>> begin Entries supplied

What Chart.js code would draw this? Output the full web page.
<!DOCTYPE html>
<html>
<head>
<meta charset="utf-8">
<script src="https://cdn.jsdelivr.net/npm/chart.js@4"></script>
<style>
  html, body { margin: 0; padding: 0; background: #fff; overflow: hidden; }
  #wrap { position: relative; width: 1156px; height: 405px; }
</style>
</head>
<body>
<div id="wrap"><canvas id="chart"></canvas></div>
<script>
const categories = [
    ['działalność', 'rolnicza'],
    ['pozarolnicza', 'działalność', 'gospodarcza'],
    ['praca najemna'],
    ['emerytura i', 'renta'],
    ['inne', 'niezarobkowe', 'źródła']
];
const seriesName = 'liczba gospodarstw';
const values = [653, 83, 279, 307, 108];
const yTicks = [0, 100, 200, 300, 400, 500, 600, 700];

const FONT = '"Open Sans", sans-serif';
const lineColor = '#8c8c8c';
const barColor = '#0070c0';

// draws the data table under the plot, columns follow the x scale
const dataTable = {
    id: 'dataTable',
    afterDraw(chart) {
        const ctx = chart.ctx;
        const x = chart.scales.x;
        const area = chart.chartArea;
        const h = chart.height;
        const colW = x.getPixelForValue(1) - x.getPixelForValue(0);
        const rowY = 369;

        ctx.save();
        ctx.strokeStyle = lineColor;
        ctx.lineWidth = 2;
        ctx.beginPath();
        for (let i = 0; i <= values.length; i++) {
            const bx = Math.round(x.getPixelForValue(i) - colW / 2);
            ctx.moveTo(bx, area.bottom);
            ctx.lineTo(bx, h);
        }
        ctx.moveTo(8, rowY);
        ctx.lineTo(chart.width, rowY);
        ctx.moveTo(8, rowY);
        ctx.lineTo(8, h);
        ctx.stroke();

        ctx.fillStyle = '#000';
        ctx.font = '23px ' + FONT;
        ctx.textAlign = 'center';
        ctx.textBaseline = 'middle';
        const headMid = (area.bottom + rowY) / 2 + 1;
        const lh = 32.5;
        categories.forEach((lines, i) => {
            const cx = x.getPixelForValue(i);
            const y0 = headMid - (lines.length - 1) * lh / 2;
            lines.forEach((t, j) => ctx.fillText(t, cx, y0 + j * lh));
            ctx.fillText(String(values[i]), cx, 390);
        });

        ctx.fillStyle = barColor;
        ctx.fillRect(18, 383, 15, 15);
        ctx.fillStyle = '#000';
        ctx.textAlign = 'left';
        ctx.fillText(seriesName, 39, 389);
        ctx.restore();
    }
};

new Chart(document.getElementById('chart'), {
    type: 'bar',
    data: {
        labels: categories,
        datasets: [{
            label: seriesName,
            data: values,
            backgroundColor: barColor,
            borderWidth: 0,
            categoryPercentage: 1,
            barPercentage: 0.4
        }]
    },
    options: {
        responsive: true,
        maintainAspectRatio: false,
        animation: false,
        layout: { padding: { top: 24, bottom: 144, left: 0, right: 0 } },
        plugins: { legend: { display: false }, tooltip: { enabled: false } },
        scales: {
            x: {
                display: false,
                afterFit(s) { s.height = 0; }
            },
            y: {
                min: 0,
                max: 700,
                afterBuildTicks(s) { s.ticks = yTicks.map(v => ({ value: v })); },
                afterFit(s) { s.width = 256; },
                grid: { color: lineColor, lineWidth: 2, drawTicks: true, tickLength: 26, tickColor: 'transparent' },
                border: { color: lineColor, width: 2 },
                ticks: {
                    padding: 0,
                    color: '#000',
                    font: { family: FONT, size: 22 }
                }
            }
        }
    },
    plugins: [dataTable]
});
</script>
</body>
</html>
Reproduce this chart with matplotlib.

>> end Entries supplied

Give the lines again, exactly as they stand, from the beginning of the data through the line with "const barColor = '#0070c0';".

## Answer to this task:
What Chart.js code would draw this? Output the full web page.
<!DOCTYPE html>
<html>
<head>
<meta charset="utf-8">
<script src="https://cdn.jsdelivr.net/npm/chart.js@4"></script>
<style>
  html, body { margin: 0; padding: 0; background: #fff; overflow: hidden; }
  #wrap { position: relative; width: 1156px; height: 405px; }
</style>
</head>
<body>
<div id="wrap"><canvas id="chart"></canvas></div>
<script>
const categories = [
    ['działalność', 'rolnicza'],
    ['pozarolnicza', 'działalność', 'gospodarcza'],
    ['praca najemna'],
    ['emerytura i', 'renta'],
    ['inne', 'niezarobkowe', 'źródła']
];
const seriesName = 'liczba gospodarstw';
const values = [653, 83, 279, 307, 108];
const yTicks = [0, 100, 200, 300, 400, 500, 600, 700];

const FONT = '"Open Sans", sans-serif';
const lineColor = '#8c8c8c';
const barColor = '#0070c0';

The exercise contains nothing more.